REQUIRED WORK:
Print, word for word, the opening line of the data below and every line after it through the line that contains "import numpy as np", but not the pictures.

○ ○ ○ ○ ○ ○ ○

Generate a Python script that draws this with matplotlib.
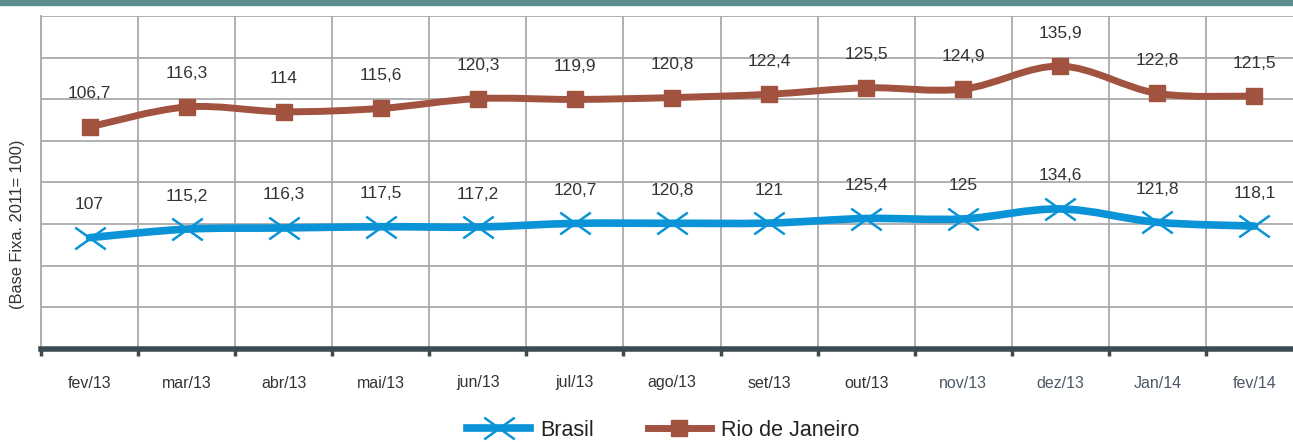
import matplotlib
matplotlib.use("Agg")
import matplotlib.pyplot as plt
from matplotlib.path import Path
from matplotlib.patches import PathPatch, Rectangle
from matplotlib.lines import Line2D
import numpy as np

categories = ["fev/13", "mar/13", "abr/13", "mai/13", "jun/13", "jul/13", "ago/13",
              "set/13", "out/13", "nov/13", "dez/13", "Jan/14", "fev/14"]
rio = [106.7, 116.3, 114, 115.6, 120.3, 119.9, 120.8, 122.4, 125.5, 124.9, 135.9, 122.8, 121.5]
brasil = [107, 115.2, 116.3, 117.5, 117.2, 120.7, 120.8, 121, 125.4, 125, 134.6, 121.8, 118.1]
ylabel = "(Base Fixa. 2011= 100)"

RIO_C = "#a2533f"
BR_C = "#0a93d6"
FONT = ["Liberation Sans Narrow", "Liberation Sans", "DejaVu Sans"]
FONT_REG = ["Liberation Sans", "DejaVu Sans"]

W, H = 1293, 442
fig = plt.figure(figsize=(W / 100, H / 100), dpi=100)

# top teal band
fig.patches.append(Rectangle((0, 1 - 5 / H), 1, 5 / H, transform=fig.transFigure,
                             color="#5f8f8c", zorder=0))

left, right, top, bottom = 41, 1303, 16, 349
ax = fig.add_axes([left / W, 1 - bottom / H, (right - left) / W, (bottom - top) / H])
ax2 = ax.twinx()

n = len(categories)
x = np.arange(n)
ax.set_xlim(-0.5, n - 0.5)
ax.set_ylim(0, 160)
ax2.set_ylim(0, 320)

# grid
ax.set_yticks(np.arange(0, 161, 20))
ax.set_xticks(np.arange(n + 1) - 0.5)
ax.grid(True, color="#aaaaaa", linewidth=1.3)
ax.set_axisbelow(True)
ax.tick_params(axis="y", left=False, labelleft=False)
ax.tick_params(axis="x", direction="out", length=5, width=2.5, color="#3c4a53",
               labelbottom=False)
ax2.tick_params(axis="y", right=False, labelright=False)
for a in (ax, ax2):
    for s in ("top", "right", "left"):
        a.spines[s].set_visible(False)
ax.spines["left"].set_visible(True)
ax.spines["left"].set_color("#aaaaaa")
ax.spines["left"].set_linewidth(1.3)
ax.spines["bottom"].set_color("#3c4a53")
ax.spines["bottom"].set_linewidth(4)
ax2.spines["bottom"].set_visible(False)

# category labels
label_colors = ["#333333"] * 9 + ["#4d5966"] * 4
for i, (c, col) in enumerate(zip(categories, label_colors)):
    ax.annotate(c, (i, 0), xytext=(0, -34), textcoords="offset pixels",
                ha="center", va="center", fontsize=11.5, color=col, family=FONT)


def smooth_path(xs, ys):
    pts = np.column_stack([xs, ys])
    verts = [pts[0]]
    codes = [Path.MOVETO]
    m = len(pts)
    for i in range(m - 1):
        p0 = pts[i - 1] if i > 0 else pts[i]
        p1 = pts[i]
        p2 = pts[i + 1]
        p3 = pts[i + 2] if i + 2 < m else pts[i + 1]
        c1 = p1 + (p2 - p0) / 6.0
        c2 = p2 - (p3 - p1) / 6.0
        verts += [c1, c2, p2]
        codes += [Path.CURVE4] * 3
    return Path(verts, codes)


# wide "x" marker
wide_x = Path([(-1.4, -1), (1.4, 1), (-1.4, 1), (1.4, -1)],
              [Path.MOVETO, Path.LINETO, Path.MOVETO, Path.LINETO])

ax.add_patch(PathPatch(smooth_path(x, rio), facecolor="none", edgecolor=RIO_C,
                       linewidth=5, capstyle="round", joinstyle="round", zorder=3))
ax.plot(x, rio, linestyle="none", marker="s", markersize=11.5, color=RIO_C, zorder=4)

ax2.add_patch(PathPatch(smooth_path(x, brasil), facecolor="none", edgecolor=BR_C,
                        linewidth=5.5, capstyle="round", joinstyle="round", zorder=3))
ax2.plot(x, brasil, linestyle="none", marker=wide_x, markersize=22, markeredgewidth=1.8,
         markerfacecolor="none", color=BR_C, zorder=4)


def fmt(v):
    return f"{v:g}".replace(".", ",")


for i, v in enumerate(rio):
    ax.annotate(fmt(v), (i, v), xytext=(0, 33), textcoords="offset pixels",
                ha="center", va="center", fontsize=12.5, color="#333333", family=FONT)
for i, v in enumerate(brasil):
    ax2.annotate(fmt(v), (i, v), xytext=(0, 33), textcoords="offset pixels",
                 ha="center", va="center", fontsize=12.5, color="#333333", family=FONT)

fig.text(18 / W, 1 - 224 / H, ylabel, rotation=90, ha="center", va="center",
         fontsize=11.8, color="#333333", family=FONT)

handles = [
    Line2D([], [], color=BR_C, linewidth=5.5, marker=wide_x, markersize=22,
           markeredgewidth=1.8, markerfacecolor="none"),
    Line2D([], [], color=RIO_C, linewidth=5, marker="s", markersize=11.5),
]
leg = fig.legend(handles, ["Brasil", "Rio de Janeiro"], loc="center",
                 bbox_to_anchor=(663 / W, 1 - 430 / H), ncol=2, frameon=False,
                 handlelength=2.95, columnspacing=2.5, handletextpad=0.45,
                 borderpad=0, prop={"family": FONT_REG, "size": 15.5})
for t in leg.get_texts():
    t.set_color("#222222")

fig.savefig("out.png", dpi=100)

○ ○ ○ ○ ○ ○ ○

WRITTEN ANSWER:
Generate a Python script that draws this with matplotlib.
import matplotlib
matplotlib.use("Agg")
import matplotlib.pyplot as plt
from matplotlib.path import Path
from matplotlib.patches import PathPatch, Rectangle
from matplotlib.lines import Line2D
import numpy as np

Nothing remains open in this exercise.